Good Ideas

I like much of Steven Johnson’s stuff, and undoubtedly I will pick up a copy of his latest book project, Where Good Ideas Come From, though probably not until next summer. As I watched this TEDtalk, though, I’m dissatisfied with how little work on rhetorical invention surfaces here. Johnson’s “liquid network” is an intriguing metaphor, indeed: drink together, think together…eureka! Or, sometimes, “I’ve got nothing. May I have another?” But I wonder whether this “natural history of innovation” will do much more to advance thinking about how good ideas happen than did Karen Burke LeFevre’s Invention as a Social Act (1987), a book whose premises have by now become a given for contemporary rhetorical thinking. This “noodling around” and “hacking” is fascinating stuff, especially when such innovative acts are paired with vivid, thoughtful anecdotes, a storytelling strategy Johnson deploys with distinction. Since Johnson is great at making theoretical concepts accessible, maybe this new project will be a good fit with existing work on invention. On the other hand, absent some acknowledgment of a larger family of ideas related to invention, e.g., “systematic serendipity” (via Merton via Halavais, a concept we discussed yesterday in ENGL326) or contingency (an alternative to managerial rhetoric Muckelbauer develops smartly in The Future of Invention), the originary “where” from which good ideas come will remain partial, incomplete, problematically runny.
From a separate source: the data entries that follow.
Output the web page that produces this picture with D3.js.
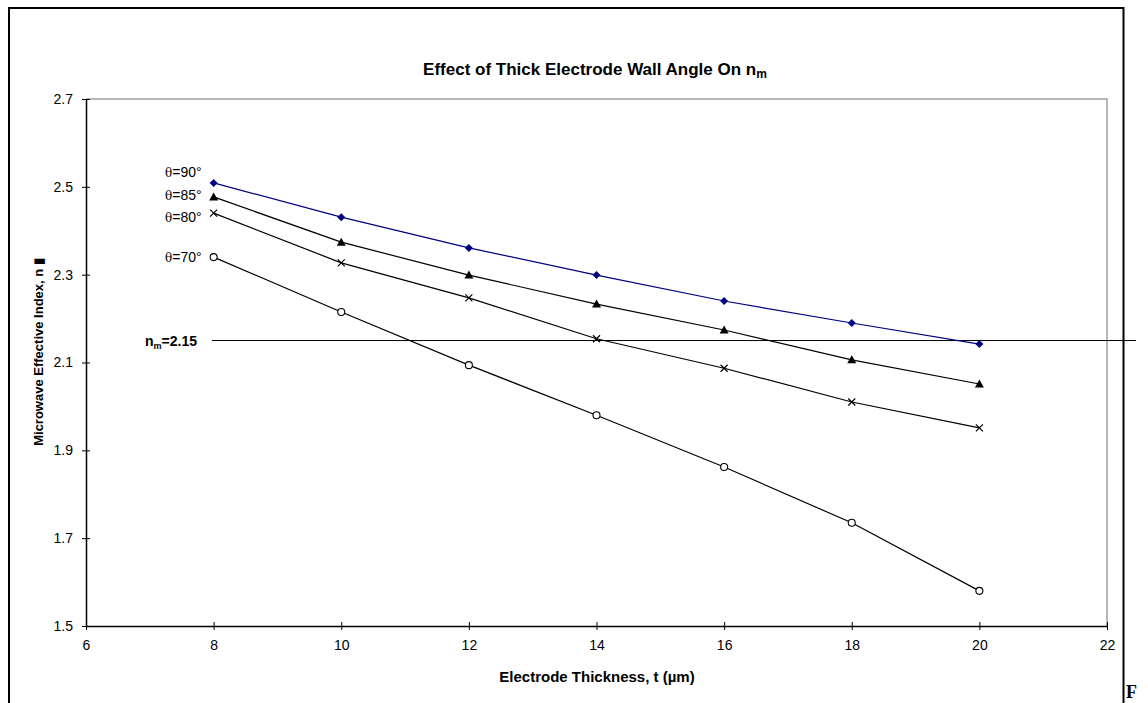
<!DOCTYPE html>
<html>
<head>
<meta charset="utf-8">
<script src="https://cdn.jsdelivr.net/npm/d3@7"></script>
<style>
  html, body { margin: 0; padding: 0; background: #fff; }
  svg { display: block; font-family: Arial, "Liberation Sans", sans-serif; }
</style>
</head>
<body>
<svg id="chart" width="1148" height="703"></svg>
<script>
// Electrode thickness (µm)
const thickness = [8, 10, 12, 14, 16, 18, 20];
// Microwave effective index for each wall angle
const theta90 = [2.509, 2.431, 2.361, 2.299, 2.240, 2.190, 2.142];
const theta85 = [2.477, 2.374, 2.299, 2.233, 2.174, 2.106, 2.051];
const theta80 = [2.440, 2.327, 2.247, 2.154, 2.087, 2.010, 1.951];
const theta70 = [2.340, 2.215, 2.094, 1.980, 1.862, 1.735, 1.580];
const seriesNames = ["=90°", "=85°", "=80°", "=70°"];
const targetIndex = 2.15;
const xTicks = [6, 8, 10, 12, 14, 16, 18, 20, 22];
const yTicks = [1.5, 1.7, 1.9, 2.1, 2.3, 2.5, 2.7];

const svg = d3.select("#chart");

// outer frame (left, top, right edges)
svg.append("path")
  .attr("d", "M9,703 V8 H1123.5 V703")
  .attr("fill", "none").attr("stroke", "#000").attr("stroke-width", 2);

const plot = { left: 86, right: 1107, top: 99, bottom: 626 };
const x = d3.scaleLinear().domain([6, 22]).range([plot.left, plot.right]);
const y = d3.scaleLinear().domain([1.5, 2.7]).range([plot.bottom, plot.top]);

// plot area border (top and right in grey)
svg.append("path")
  .attr("d", `M${plot.left},${plot.top} H${plot.right} V${plot.bottom}`)
  .attr("fill", "none").attr("stroke", "#a0a0a0").attr("stroke-width", 1.5);

// axes with crossing tick marks
const xAxis = svg.append("g").attr("transform", `translate(0,${plot.bottom})`)
  .call(d3.axisBottom(x).tickValues(xTicks).tickSize(0).tickPadding(14).tickFormat(d3.format("d")));
xAxis.select(".domain").attr("stroke", "#000").attr("stroke-width", 1.5);
xAxis.selectAll(".tick").append("line").attr("y1", -4).attr("y2", 4).attr("stroke", "#000");
xAxis.selectAll("text").attr("font-size", 14).attr("fill", "#000").attr("font-family", "Arial, 'Liberation Sans', sans-serif");

const yAxis = svg.append("g").attr("transform", `translate(${plot.left},0)`)
  .call(d3.axisLeft(y).tickValues(yTicks).tickSize(0).tickPadding(13).tickFormat(d3.format(".1f")));
yAxis.select(".domain").attr("stroke", "#000").attr("stroke-width", 1.5);
yAxis.selectAll(".tick").append("line").attr("x1", -4).attr("x2", 4).attr("stroke", "#000");
yAxis.selectAll("text").attr("font-size", 14).attr("fill", "#000").attr("font-family", "Arial, 'Liberation Sans', sans-serif");

// title
const title = svg.append("text").attr("x", 595).attr("y", 75)
  .attr("text-anchor", "middle").attr("font-size", 17).attr("font-weight", "bold");
title.append("tspan").text("Effect of Thick Electrode Wall Angle On n");
title.append("tspan").attr("font-size", 12).attr("dy", 3).text("m");

// axis titles
svg.append("text").attr("x", 597).attr("y", 682).attr("text-anchor", "middle")
  .attr("font-size", 15).attr("font-weight", "bold").text("Electrode Thickness, t (\u00b5m)");

const yt = svg.append("text").attr("transform", "translate(43,352) rotate(-90)")
  .attr("text-anchor", "middle").attr("font-size", 13).attr("font-weight", "bold");
yt.append("tspan").text("Microwave Effective Index, n ");
yt.append("tspan").text("\u25ae");

// target index line
svg.append("line")
  .attr("x1", 212).attr("x2", 1136)
  .attr("y1", y(targetIndex)).attr("y2", y(targetIndex))
  .attr("stroke", "#000").attr("stroke-width", 1);
const nl = svg.append("text").attr("x", 145).attr("y", y(targetIndex) + 5)
  .attr("font-size", 14).attr("font-weight", "bold");
nl.append("tspan").text("n");
nl.append("tspan").attr("font-size", 9).attr("dy", 3).text("m");
nl.append("tspan").attr("dy", -3).text("=2.15");

// series
const series = [
  { vals: theta90, color: "#000080", marker: "diamond", label: seriesNames[0], ly: 177 },
  { vals: theta85, color: "#000000", marker: "triangle", label: seriesNames[1], ly: 200 },
  { vals: theta80, color: "#000000", marker: "cross", label: seriesNames[2], ly: 222 },
  { vals: theta70, color: "#000000", marker: "circle", label: seriesNames[3], ly: 262 }
];

const line = d3.line().x((d, i) => x(thickness[i])).y(d => y(d));

series.forEach(s => {
  svg.append("path").datum(s.vals).attr("d", line)
    .attr("fill", "none").attr("stroke", s.color).attr("stroke-width", 1.2);
  const g = svg.append("g");
  s.vals.forEach((v, i) => {
    const cx = x(thickness[i]), cy = y(v);
    if (s.marker === "diamond") {
      g.append("path").attr("d", `M${cx},${cy - 4}L${cx + 4},${cy}L${cx},${cy + 4}L${cx - 4},${cy}Z`)
        .attr("fill", s.color);
    } else if (s.marker === "triangle") {
      g.append("path").attr("d", `M${cx},${cy - 4.5}L${cx + 4.5},${cy + 3.5}L${cx - 4.5},${cy + 3.5}Z`)
        .attr("fill", s.color);
    } else if (s.marker === "cross") {
      g.append("path").attr("d", `M${cx - 3.5},${cy - 3.5}L${cx + 3.5},${cy + 3.5}M${cx + 3.5},${cy - 3.5}L${cx - 3.5},${cy + 3.5}`)
        .attr("stroke", s.color).attr("stroke-width", 1.2);
    } else {
      g.append("circle").attr("cx", cx).attr("cy", cy).attr("r", 3.5)
        .attr("fill", "#fff").attr("stroke", s.color).attr("stroke-width", 1.1);
    }
  });
  const t = svg.append("text").attr("x", 165).attr("y", s.ly).attr("font-size", 14);
  t.append("tspan").attr("font-family", "'DejaVu Serif', 'Liberation Serif', serif").attr("font-size", 12).text("\u03b8");
  t.append("tspan").text(s.label);
});

// page letter at the lower right
svg.append("text").attr("x", 1126).attr("y", 698)
  .attr("font-family", "'Liberation Serif', 'Times New Roman', serif")
  .attr("font-size", 18).attr("font-weight", "bold").text("F");
</script>
</body>
</html>
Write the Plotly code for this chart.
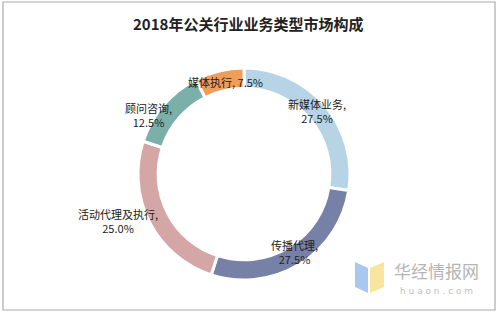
import math
import plotly.graph_objects as go

categories = ["新媒体业务", "传播代理", "活动代理及执行", "顾问咨询", "媒体执行"]
values = [27.5, 27.5, 25.0, 12.5, 7.5]
colors = ["#B7D4E6", "#7780A6", "#D4A6A6", "#7BB0AA", "#F19C58"]
label_lines = [["新媒体业务,", "27.5%"], ["传播代理,", "27.5%"], ["活动代理及执行,", "25.0%"],
               ["顾问咨询,", "12.5%"], ["媒体执行, 7.5%"]]
label_shift = [(0, 0), (0, -4), (-40, 3), (-22, 4), (4, 2)]

W, H = 498, 314
cx, cy, R = 244, 174, 106
hole = 0.81

fig = go.Figure(go.Pie(
    labels=categories, values=values, sort=False, direction="clockwise", rotation=0,
    hole=hole, marker=dict(colors=colors, line=dict(color="white", width=3)),
    textinfo="none", hoverinfo="label+percent", showlegend=False,
    domain=dict(x=[(cx - R) / W, (cx + R) / W], y=[1 - (cy + R) / H, 1 - (cy - R) / H]),
))

total = sum(values)
cum = 0
r_lab = R * (1 + hole) / 2 + 0.5
annotations = []
for cat, v, lines, (dx, dy) in zip(categories, values, label_lines, label_shift):
    mid = (cum + v / 2) / total * 2 * math.pi
    cum += v
    px = cx + r_lab * math.sin(mid) + dx
    py = cy - r_lab * math.cos(mid) + dy
    annotations.append(dict(x=px / W, y=1 - py / H, xref="paper", yref="paper",
                            xanchor="center", yanchor="middle",
                            text="<br>".join(lines), showarrow=False, align="center",
                            font=dict(family="Noto Sans CJK SC", size=11, color="#222")))

annotations.append(dict(x=248 / W, y=1 - 24 / H, xref="paper", yref="paper",
                        xanchor="center", yanchor="middle",
                        text="<b>2018年公关行业业务类型市场构成</b>", showarrow=False,
                        font=dict(family="Noto Sans CJK SC", size=15, color="#222")))
annotations.append(dict(x=436 / W, y=1 - 270 / H, xref="paper", yref="paper",
                        xanchor="center", yanchor="middle",
                        text="华经情报网", showarrow=False,
                        font=dict(family="Noto Sans CJK SC", size=17, color="#B5B5B5")))
annotations.append(dict(x=436 / W, y=1 - 291 / H, xref="paper", yref="paper",
                        xanchor="center", yanchor="middle",
                        text="h u a o n . c o m", showarrow=False,
                        font=dict(family="DejaVu Sans", size=9, color="#C0C0C0")))

shapes = [
    dict(type="rect", xref="paper", yref="paper", x0=3 / W, x1=495 / W, y0=1 - 310 / H, y1=1 - 2 / H,
         line=dict(color="#AAAAAA", width=1.2)),
    dict(type="path", xref="paper", yref="paper",
         path=f"M {355/W},{1-262/H} L {368/W},{1-268/H} L {368/W},{1-293/H} L {355/W},{1-287/H} Z",
         fillcolor="#A9C8F0", line=dict(width=0)),
    dict(type="path", xref="paper", yref="paper",
         path=f"M {370/W},{1-268/H} L {384/W},{1-262/H} L {384/W},{1-287/H} L {370/W},{1-293/H} Z",
         fillcolor="#F8E6A0", line=dict(width=0)),
]

fig.update_layout(width=W, height=H, margin=dict(l=0, r=0, t=0, b=0),
                  paper_bgcolor="white", plot_bgcolor="white",
                  annotations=annotations, shapes=shapes)
fig.write_html("out.html")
Allowing that I haven’t picked up the book (!), I look forward to reading it with these few provisional concerns in mind. In that sense, I guess this amounts to some sort of TED-motivated pre-review. Furthermore, I wrote it while sitting all alone in my campus dorm-office, which probably means good ideas here are few, far between.

1 Comment

  1. I’m with you on all of this, Derek.

    I too enjoy Johnson’s work, and I’ve been eagerly anticipating this next book simply because of its potential to foster meaningful discussion around rhetorical invention and contemporary writing work (even if these concepts are tacit in his popular audience book).

    When he published a blog post prefiguring some of the book earlier this year, I sent him a quick email. I had, at that time, recently placed a journal article (still “in press”) that examined the historical practice of writing in commonplace books with our current aggregation and juxtaposition of ideas in web-based applications like Twitter, FriendFeed, and Google Reader.

    We traded a few emails, and he ultimately asked for the manuscript, which draws heavily on concepts in rhetorical invention. I’m really looking forward to seeing the finished product, and it seems to me that he’s open to work from folks in our field.